TASK DIRECTIONS.
Line by line, repeat the data below exactly, beginning at the first line and ending at the line with "4.45, 4.75, 5.35]". Omit pictures.

— Start INFORMATION GIVEN —

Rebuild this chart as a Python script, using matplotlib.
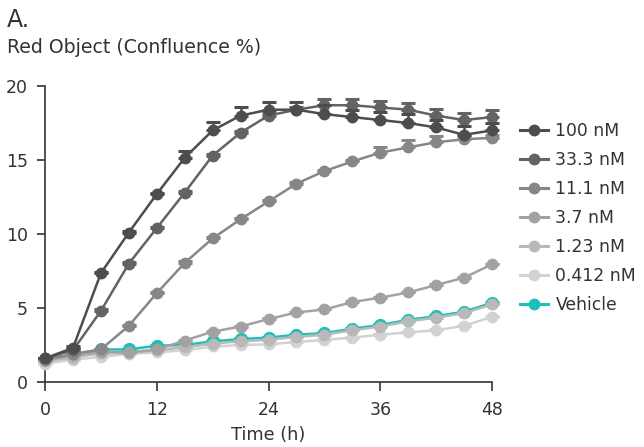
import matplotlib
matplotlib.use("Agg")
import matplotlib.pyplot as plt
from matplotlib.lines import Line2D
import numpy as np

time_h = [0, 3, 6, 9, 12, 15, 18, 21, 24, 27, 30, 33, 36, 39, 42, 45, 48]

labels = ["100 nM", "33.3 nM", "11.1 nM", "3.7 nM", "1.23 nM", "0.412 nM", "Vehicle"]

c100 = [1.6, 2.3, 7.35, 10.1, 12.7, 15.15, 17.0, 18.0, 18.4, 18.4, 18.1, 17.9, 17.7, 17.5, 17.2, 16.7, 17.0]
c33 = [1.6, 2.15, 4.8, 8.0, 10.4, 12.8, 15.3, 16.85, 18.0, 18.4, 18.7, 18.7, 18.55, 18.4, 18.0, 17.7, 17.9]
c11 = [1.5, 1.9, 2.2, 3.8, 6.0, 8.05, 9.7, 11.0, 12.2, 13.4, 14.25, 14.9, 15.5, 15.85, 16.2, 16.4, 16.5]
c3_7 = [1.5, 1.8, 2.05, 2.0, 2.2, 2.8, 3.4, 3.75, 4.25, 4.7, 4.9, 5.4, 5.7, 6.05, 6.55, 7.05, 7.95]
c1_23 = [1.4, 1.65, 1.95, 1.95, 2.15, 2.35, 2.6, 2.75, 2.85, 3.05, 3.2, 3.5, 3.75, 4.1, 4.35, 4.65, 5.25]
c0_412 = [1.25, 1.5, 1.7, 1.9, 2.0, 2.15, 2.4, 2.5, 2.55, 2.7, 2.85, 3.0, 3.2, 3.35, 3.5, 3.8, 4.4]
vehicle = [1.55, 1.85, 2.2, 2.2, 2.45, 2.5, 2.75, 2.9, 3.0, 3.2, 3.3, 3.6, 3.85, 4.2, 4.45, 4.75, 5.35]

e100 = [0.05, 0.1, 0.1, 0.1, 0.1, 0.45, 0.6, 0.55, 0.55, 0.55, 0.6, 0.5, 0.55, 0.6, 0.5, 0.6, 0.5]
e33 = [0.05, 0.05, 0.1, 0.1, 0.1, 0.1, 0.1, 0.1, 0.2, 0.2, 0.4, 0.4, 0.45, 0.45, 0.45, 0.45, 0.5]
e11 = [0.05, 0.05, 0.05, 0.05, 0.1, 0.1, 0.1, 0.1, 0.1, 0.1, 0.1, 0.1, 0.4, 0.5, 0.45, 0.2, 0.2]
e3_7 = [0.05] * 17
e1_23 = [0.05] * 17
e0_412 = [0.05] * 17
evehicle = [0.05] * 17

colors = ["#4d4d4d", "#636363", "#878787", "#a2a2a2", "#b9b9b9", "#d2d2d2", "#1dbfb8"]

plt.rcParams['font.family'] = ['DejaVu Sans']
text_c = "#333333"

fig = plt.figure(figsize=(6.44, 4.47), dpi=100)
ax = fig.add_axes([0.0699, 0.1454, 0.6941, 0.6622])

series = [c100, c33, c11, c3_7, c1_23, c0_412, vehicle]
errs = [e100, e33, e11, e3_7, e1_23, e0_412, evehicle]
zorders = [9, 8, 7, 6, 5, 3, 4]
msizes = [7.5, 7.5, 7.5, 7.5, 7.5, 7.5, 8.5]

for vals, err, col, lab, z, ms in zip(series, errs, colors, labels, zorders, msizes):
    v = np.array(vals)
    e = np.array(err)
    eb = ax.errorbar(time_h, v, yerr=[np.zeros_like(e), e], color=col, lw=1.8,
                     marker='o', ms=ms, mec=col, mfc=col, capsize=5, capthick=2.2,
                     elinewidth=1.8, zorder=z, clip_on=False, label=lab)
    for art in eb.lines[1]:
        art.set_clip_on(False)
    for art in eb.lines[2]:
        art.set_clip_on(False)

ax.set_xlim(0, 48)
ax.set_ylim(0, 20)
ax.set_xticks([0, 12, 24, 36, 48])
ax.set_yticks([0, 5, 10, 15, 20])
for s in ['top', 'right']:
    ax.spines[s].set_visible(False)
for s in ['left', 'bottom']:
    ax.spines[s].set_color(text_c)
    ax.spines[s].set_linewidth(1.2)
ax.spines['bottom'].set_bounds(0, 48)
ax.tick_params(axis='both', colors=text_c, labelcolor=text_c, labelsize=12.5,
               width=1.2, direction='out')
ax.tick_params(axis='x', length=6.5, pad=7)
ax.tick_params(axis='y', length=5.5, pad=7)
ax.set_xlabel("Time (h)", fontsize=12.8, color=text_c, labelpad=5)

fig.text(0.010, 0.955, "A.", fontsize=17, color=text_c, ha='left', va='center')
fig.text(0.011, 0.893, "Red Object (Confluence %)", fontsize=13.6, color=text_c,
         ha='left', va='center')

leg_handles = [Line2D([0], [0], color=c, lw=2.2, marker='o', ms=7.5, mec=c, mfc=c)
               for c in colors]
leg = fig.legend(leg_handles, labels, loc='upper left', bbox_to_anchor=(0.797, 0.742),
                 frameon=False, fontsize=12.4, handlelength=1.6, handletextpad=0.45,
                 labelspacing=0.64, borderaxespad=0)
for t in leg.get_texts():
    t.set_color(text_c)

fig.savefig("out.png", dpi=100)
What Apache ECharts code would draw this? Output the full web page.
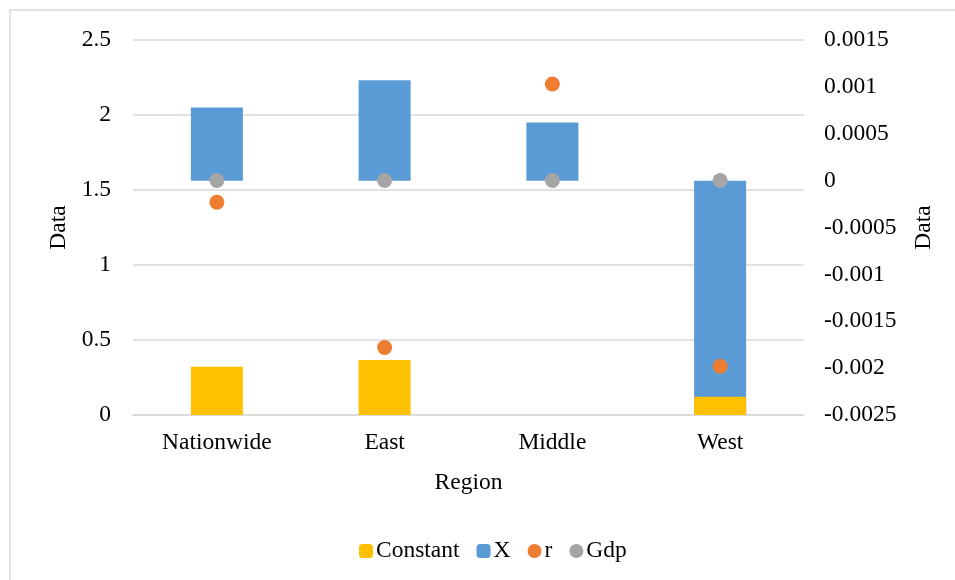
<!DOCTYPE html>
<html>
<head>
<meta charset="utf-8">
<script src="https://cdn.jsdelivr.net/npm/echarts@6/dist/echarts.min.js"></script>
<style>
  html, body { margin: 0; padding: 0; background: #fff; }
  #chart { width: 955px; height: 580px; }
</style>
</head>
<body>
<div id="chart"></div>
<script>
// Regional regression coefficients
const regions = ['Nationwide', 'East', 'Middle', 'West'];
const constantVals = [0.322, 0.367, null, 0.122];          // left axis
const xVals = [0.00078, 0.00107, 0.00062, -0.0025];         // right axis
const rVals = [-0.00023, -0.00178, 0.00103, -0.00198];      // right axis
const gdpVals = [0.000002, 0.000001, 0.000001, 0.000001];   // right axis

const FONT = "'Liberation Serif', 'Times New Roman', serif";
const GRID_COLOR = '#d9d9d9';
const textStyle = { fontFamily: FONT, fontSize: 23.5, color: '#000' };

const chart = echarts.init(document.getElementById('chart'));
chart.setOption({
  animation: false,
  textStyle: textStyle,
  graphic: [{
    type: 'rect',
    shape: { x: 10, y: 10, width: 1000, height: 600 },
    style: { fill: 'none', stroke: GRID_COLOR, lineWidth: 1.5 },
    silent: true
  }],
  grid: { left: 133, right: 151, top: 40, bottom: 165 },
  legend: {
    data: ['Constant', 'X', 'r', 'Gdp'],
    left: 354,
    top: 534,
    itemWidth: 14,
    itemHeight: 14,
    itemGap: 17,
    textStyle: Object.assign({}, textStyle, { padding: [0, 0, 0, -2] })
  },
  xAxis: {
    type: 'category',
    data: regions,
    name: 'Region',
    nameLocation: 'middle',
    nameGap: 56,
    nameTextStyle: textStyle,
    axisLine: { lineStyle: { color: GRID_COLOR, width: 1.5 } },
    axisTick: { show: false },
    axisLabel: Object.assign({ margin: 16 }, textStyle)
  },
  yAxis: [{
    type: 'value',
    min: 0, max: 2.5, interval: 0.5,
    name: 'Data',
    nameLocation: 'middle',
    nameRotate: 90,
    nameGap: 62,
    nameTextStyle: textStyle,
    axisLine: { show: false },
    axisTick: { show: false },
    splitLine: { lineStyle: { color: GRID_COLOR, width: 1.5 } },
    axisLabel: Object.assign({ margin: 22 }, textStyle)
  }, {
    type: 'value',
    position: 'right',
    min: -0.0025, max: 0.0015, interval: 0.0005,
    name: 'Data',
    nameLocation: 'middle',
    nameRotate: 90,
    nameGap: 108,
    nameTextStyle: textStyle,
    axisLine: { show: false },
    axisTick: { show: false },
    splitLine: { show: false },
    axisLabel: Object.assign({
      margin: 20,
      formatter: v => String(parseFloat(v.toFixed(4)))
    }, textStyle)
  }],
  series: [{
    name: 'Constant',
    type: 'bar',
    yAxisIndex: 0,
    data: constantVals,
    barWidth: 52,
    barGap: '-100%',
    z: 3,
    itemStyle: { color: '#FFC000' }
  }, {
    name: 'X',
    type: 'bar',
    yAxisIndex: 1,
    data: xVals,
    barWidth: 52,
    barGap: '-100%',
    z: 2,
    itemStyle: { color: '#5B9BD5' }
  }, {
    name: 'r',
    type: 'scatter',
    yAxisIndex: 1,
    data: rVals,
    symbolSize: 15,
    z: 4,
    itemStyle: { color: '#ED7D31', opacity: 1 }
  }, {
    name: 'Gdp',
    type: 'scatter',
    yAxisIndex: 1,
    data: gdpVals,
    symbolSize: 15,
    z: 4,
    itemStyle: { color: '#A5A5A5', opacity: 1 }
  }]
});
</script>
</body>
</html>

— End INFORMATION GIVEN —

OUTPUT FOR THIS EXERCISE.
Rebuild this chart as a Python script, using matplotlib.
import matplotlib
matplotlib.use("Agg")
import matplotlib.pyplot as plt
from matplotlib.lines import Line2D
import numpy as np

time_h = [0, 3, 6, 9, 12, 15, 18, 21, 24, 27, 30, 33, 36, 39, 42, 45, 48]

labels = ["100 nM", "33.3 nM", "11.1 nM", "3.7 nM", "1.23 nM", "0.412 nM", "Vehicle"]

c100 = [1.6, 2.3, 7.35, 10.1, 12.7, 15.15, 17.0, 18.0, 18.4, 18.4, 18.1, 17.9, 17.7, 17.5, 17.2, 16.7, 17.0]
c33 = [1.6, 2.15, 4.8, 8.0, 10.4, 12.8, 15.3, 16.85, 18.0, 18.4, 18.7, 18.7, 18.55, 18.4, 18.0, 17.7, 17.9]
c11 = [1.5, 1.9, 2.2, 3.8, 6.0, 8.05, 9.7, 11.0, 12.2, 13.4, 14.25, 14.9, 15.5, 15.85, 16.2, 16.4, 16.5]
c3_7 = [1.5, 1.8, 2.05, 2.0, 2.2, 2.8, 3.4, 3.75, 4.25, 4.7, 4.9, 5.4, 5.7, 6.05, 6.55, 7.05, 7.95]
c1_23 = [1.4, 1.65, 1.95, 1.95, 2.15, 2.35, 2.6, 2.75, 2.85, 3.05, 3.2, 3.5, 3.75, 4.1, 4.35, 4.65, 5.25]
c0_412 = [1.25, 1.5, 1.7, 1.9, 2.0, 2.15, 2.4, 2.5, 2.55, 2.7, 2.85, 3.0, 3.2, 3.35, 3.5, 3.8, 4.4]
vehicle = [1.55, 1.85, 2.2, 2.2, 2.45, 2.5, 2.75, 2.9, 3.0, 3.2, 3.3, 3.6, 3.85, 4.2, 4.45, 4.75, 5.35]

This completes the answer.